START
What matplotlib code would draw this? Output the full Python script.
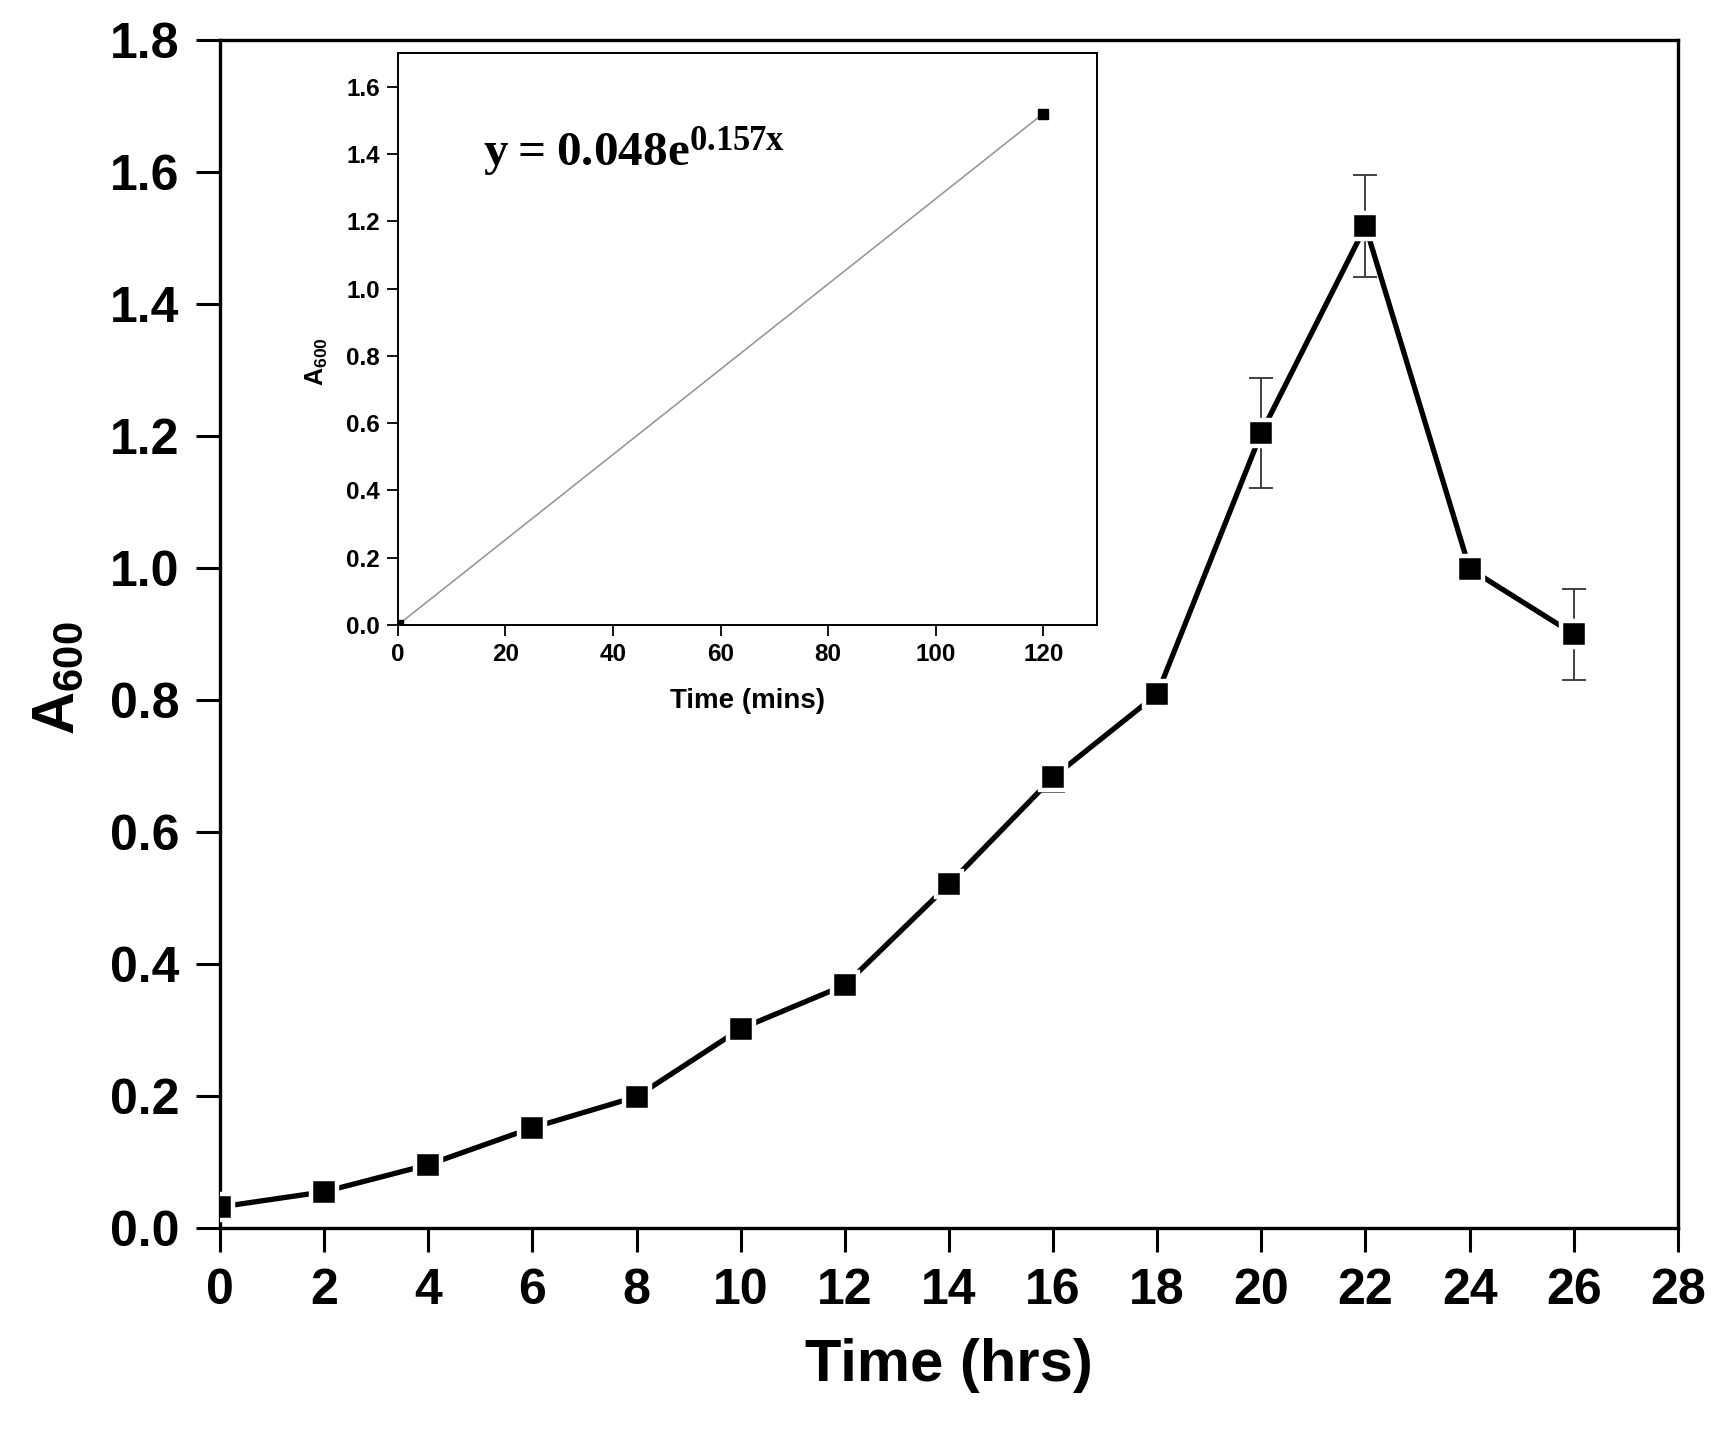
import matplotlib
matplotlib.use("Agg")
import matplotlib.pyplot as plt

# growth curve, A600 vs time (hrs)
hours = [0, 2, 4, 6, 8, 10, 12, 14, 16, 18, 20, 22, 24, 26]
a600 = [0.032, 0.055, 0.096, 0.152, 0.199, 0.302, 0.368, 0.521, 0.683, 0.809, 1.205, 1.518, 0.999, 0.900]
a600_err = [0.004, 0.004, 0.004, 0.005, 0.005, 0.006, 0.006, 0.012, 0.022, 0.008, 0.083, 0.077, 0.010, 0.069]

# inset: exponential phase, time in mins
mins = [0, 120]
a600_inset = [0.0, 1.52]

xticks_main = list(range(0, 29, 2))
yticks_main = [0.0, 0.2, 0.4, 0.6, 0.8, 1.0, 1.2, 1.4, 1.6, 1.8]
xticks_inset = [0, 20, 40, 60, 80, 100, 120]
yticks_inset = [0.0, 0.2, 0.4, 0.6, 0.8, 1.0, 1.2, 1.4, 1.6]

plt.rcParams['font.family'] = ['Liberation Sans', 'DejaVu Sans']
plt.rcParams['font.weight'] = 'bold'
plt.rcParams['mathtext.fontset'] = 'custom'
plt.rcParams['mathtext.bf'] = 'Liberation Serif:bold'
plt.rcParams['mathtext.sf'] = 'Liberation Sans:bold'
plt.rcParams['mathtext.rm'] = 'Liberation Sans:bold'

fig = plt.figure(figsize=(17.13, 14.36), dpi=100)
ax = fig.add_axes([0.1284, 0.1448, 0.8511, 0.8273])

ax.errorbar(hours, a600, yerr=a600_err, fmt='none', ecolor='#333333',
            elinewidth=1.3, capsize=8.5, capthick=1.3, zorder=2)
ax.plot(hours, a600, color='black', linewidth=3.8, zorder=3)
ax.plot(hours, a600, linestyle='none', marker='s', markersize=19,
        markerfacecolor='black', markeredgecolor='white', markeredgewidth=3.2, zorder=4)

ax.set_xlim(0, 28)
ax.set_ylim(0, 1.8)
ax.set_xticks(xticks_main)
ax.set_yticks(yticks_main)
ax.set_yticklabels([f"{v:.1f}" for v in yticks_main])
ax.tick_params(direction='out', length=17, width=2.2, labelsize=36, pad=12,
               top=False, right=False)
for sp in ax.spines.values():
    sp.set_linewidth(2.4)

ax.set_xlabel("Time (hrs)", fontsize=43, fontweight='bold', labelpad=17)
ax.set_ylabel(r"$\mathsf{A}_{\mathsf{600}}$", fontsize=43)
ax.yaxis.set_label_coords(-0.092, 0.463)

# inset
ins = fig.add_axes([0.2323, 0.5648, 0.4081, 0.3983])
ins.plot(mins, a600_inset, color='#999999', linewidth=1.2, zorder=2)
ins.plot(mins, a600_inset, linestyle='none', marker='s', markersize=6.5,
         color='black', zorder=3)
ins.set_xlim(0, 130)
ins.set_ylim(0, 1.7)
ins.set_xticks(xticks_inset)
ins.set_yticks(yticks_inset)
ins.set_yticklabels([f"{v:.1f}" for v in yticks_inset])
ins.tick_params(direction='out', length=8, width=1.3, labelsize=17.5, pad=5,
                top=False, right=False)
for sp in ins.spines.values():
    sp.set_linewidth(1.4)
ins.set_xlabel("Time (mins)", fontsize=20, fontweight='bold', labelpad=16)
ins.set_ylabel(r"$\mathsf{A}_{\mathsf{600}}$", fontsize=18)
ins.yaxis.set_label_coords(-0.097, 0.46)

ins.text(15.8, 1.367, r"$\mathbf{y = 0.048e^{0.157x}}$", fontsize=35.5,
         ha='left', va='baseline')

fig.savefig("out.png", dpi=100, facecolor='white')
END
- [Problem to work on] Please take the lines from the beginning of the data above through the line holding "import matplotlib.pyplot as plt" and transcribe them exactly, without any pictures.

- [Answer to the exercise]
What matplotlib code would draw this? Output the full Python script.
import matplotlib
matplotlib.use("Agg")
import matplotlib.pyplot as plt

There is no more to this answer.